Too many small vehicles. I knew a couple that had three vehicles, two of which were unreliable. The smart move was to consolidate, replacing two with another reliable car. The same thing can happen with B2B systems. On average, a modern mid- to large-sized company has three to six separate B2B systems, supporting different document standards and protocols. Often, this happens due to acquisition. The office supply chain Staples is one example of a company that inadvertently ended up with too many B2B systems during company acquisitions. By consolidating on one system, they managed to reduce licensing costs, standardize processes, reduce supply chain disruptions and free up IT staff for other projects. The move can lead to significant savings.
You overuse taxis. I don’t live in a large city, but any time I visit one, I take taxis, and I’m always surprised at the costs. This can happen with organizations, too. Taxis and Value Added Networks (VANs) are similar and you pay per use, which can become expensive really quickly. It might be cheaper to operate your own B2B Gateway than paying monthly VAN charges.
Too many miles. Vehicles break down more frequently as they age.

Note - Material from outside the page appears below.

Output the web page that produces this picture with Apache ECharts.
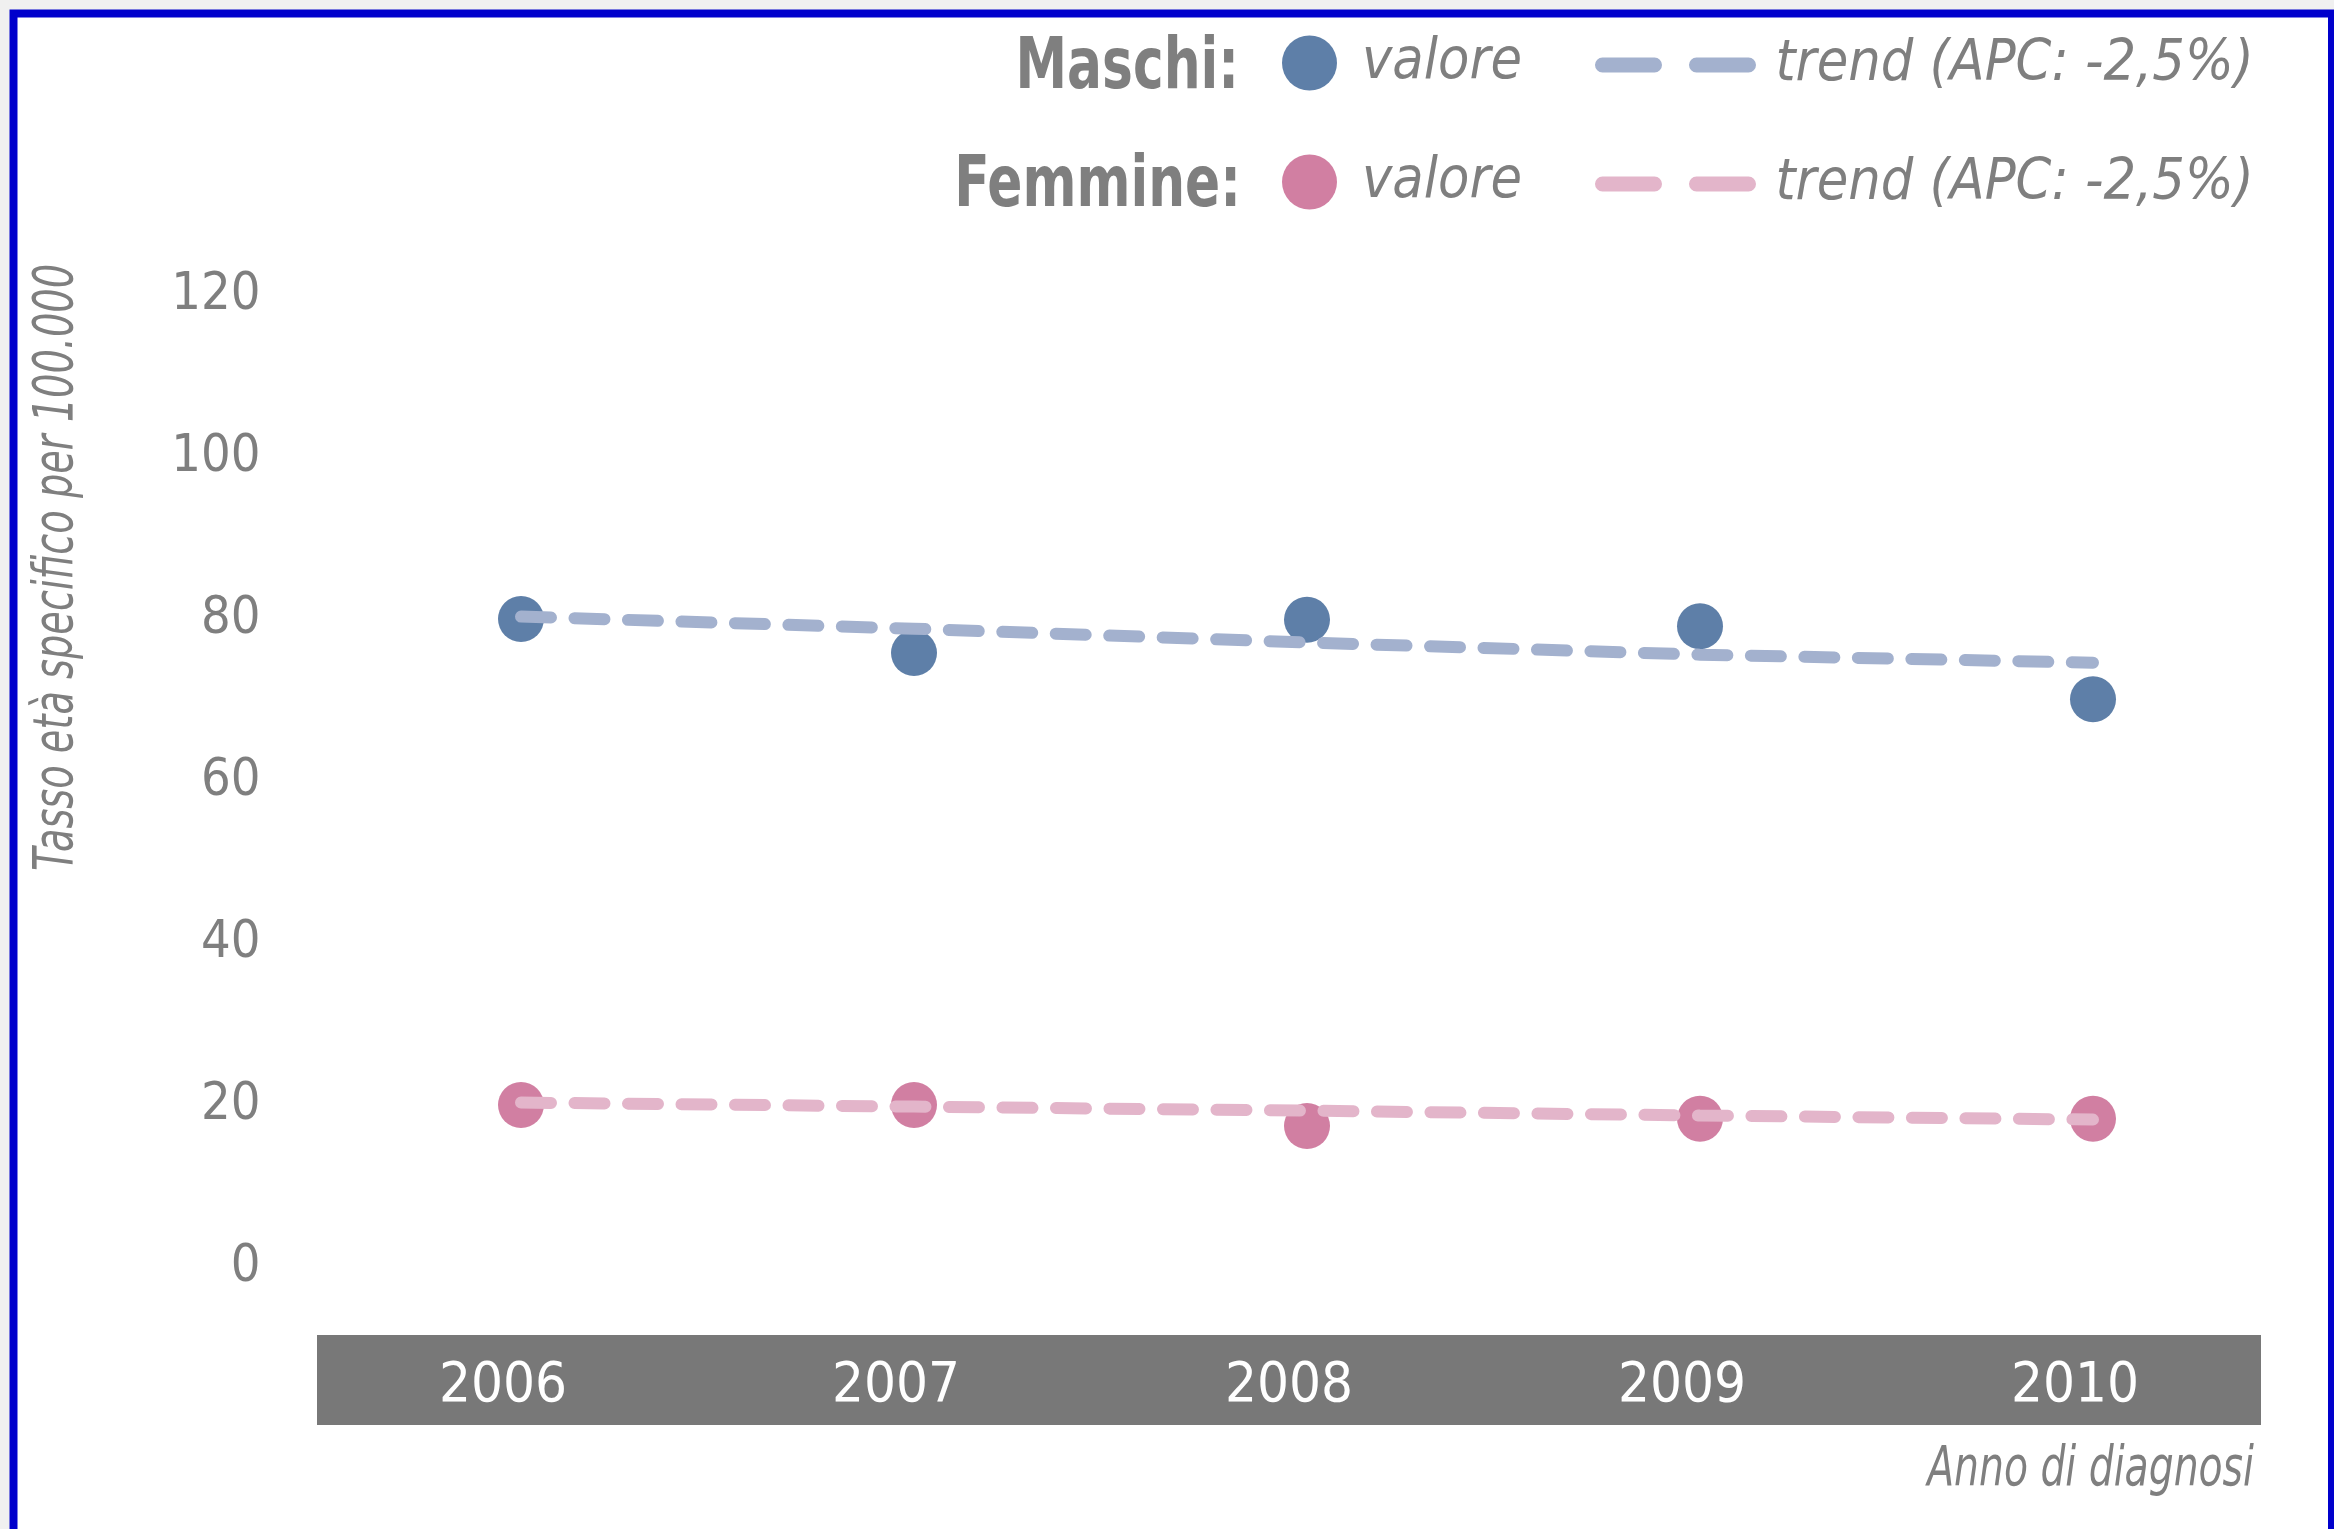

The technology also becomes outdated, and they can’t deliver the fuel efficiencies of newer automobiles. The same thing happens with B2B systems, which is why when you evaluate your B2B system, you want to make sure it will be in good working order now and through your company’s longer strategic plan. That means any time a new strategic plan is unveiled, it’s a good time to evaluate your B2B system and ask whether it can support the strategic vision and any growth that might require.
Ideally, you won’t reach that point because you’ve made it a priority to regularly ensure your B2B system is meeting your needs and, if not, made plans for replacement.
Of course, assessing your B2B system doesn’t mean you will replace it. You may find that it fits your needs perfectly, both now and for the foreseeable future. However, by regularly assessing your B2B system at key points, you can confidently answer your CEO’s question about your ability to support your business partners.